Commercialization of Humanity

Commercialized society forces man to behave contrary to his nature and his convictions by pushing him into the role of a good salesman, a role that puts financial profit over human experience. Man is forced to wear a smiling mask at all times, irrespective of his inner state, all so that his employer can remove undesirable human elements from the interaction with the customer.

If an employee enjoys their work, their inner state may match their intended role as the employee, and everything will be well. If, however, an employee is unhappy, for whatever reason, the helpful, smiling decorum of their role will be thrust upon them like a terrible mask, turning a simple transaction between two people into an interaction between a man and a slave.

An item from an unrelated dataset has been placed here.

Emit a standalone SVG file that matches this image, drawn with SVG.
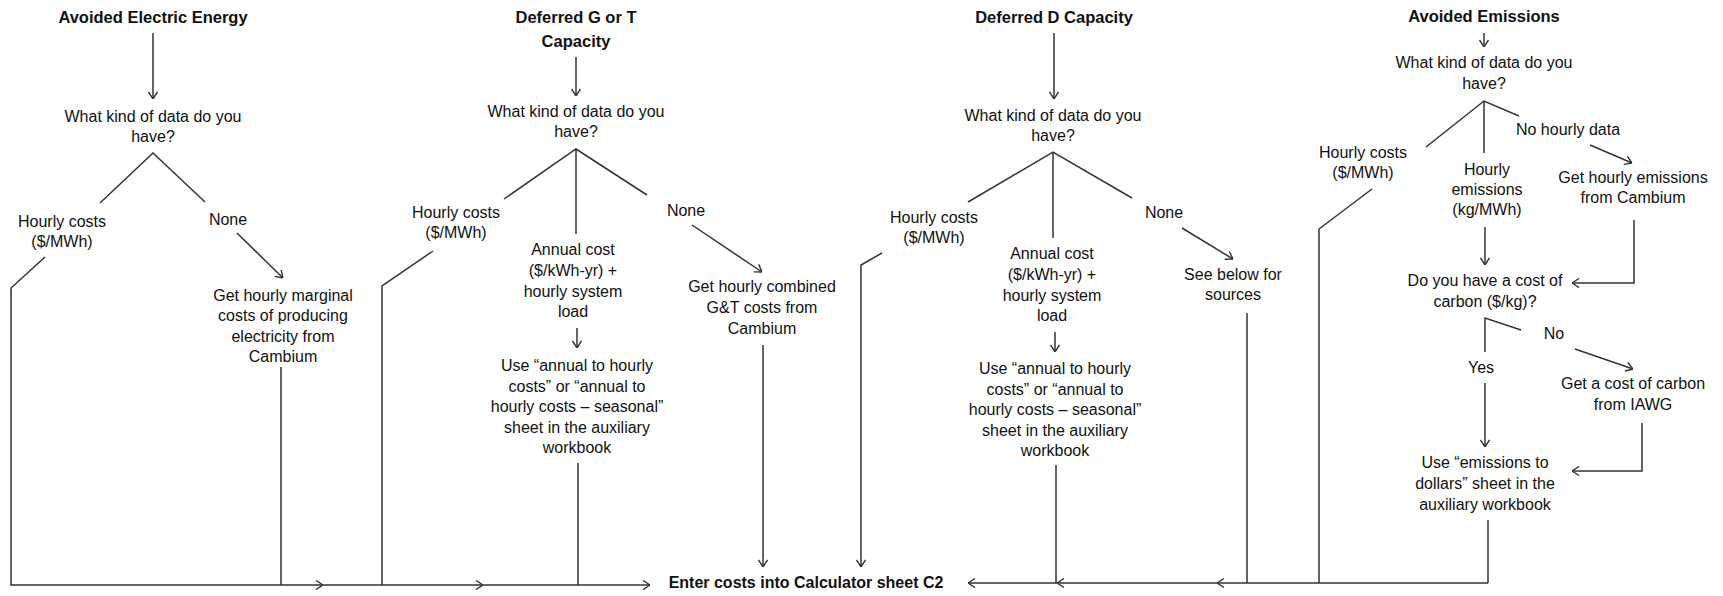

Business interests dictate that people who cannot maintain a pleasant decorum be removed from the system. A person who can remain calm and smiling in the face of a personal crisis or an angry customer is more valuable than an employee who lets their emotions fly. As such, a commercialized society forces people to retreat deep into their minds, forces people to hide their true emotions from the world beneath a thick, false mask of a smiling, happy demeanor of a brand representative.

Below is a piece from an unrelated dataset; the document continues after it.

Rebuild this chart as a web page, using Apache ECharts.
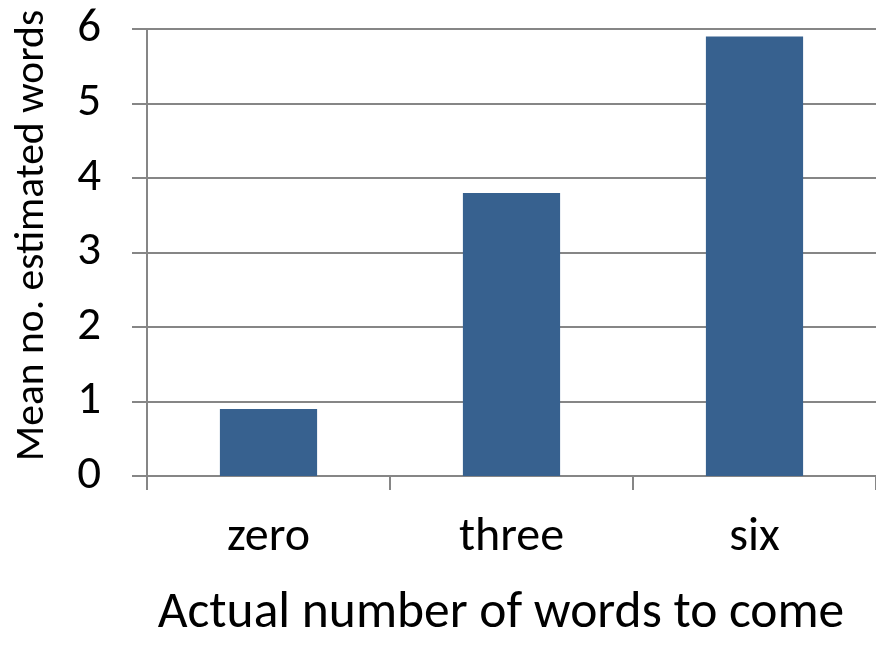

The enforcement of the decorum can be beneficial. Forcing people to curb their anger, envy and pride by maintaining manners allows for civilized interactions to take place. But it is also the case that some emotions may be useful and warranted, and it is also the case there are situations where a pleasant decorum should not be maintained if one wishes to remain human.

The difference between the sort of control over our emotions that philosophy teaches us and the forced mask of commercialized society is that philosophy helps us manage our emotion in a way that is useful and moral, while business interests alone force people to surrender negative emotions wholly and unconditionally. Philosophy tames the animal within us to fashion the man; commercial forces destroy the humanity in man to fashion him into a tool.

Good manners are good business, yes, but good manners have nothing to do with good business. Good manners are simply good manners – a thing to strive for at all times, irrespective of whether you are at the workplace, on the street or in your friend’s home. Man must behave well because it is moral to do so, not because it is going to make more money. Insisting on a false decorum for the purposes of monetary profit alone is barbaric and immoral and it damages society by confusing the true purpose of self control with that of pleasing your employer. If you want people to smile, give them a good reason, not a mask.